A vice-president at Samsung Telecommunications America, Dr. Peng Ning is one of the players developing the technology that allows us to toggle easily between work and play. His mandate is to ramp up the platform security features of Samsung phones so they pass muster with enterprises with enormous security needs — like multinational corporations or the federal government. Samsung already enjoys popularity in the consumer electronics market.
On leave from North Carolina State University, where he is a professor of computer science, Ning leads a group of engineers at a Samsung research facility in Santa Clara, California, focused on system security on Samsung devices running Android.
“This is a great opportunity to have a real world impact,” he says. “Now, I understand what the industry needs, to bring something from research to a Product. Samsung is a good place to do such things since they’re willing to take risks to make their products the best in the world.”
Ning’s team works on a platform security application for business and government clients called Knox, named after Fort Knox, a U.S. Army base in Kentucky whose origins date back to the Civil War. Samsung Knox phones won’t be on sale in the U.S. until the last quarter of 2013. The Knox unit is led by Senior Vice President Dr. Injong Rhee, based at Samsung’s Suwon, South Korea headquarters.
Knox uses several sophisticated technologies to pursue the seemingly contradictory aims of BYOD –create a super-secure environment for company data while assuring employees that heir personal info won’t be monitored. Certain smartphones use a technology called “secure boot,” a front-line defense against attacks right when a device is turned on. Knox gives government and business clients the ability to customize this process to meet their own higher security standards. Knox also runs on a constellation of safeguards – called TrustZone Integrity-Based Measurement Architecture, or TIMA – developed by Ning’s group. Measuring the “cryptographic hash value,” TIMA can tell if an employee has installed a non-Samsung operating system on her phone. If this happens, the employee will no longer be able to access company data.

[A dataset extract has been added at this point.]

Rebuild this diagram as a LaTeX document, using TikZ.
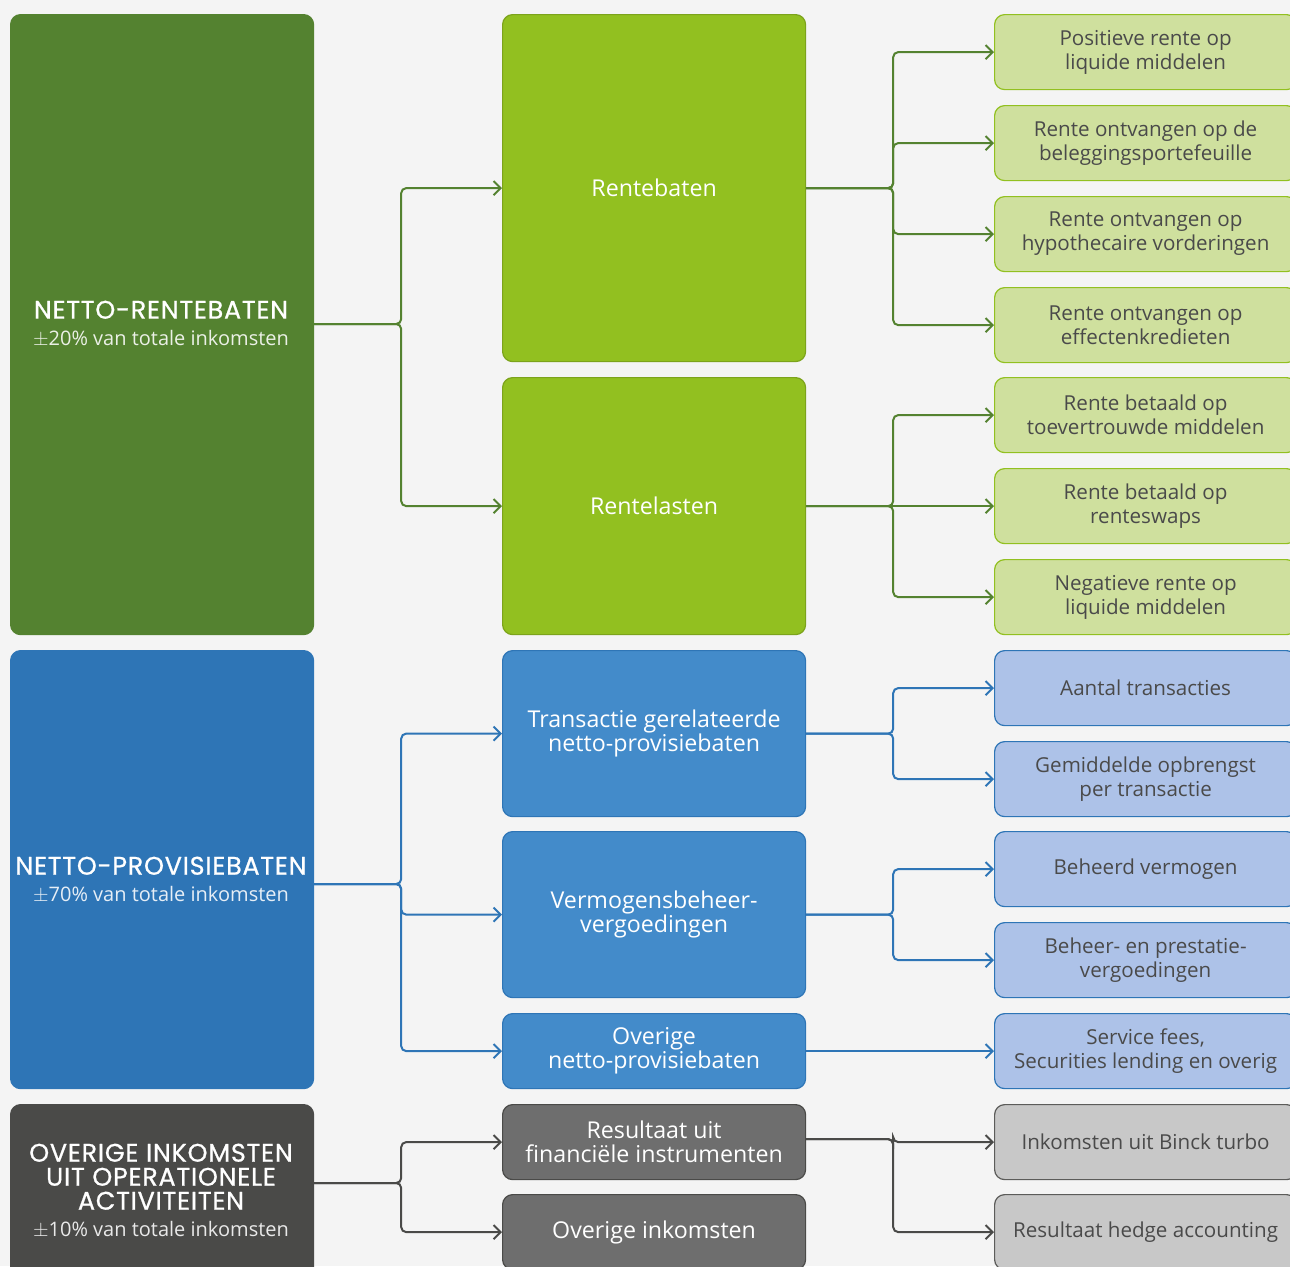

Third-party applications employees download to their phones, which appear to be “appealing and exciting” or mimick well-known apps but have malicious logic, are the biggest threat to an enterprise’s data, Ning says. Through its Security Enhancements for Android, Knox isolates apps into multiple “domains” so that if one domain is compromised, the others aren’t, containing the threat to the data.
From Ning’s perspective, BYOD is a chance for Samsung to shine and break into the lucrative enterprise market. The company’s Galaxy S4 phone with Knox recently won a coveted spot on a list of approved devices Department of Defense employees can use. “I think the BYOD trend benefits both the end users and companies,” Ning says. “We’re bringing a lot of technology to make BYOD a reality.”
Ning has come a long way from the sub-arctic winters and monsoon summers of Hailar, his childhood city in China’s Inner Mongolia province. He fell into computer science in high school and spent a fair bit of time programming in college at the University of Science and Technology in Heifei. A PhD program brought him across the world to George Mason University’s Department of Computer Science, where he met Professors Sushil Jajodia and X. Sean Wang. “I think I owe my career to my advisors,” he says. “They gave me the training to do research.”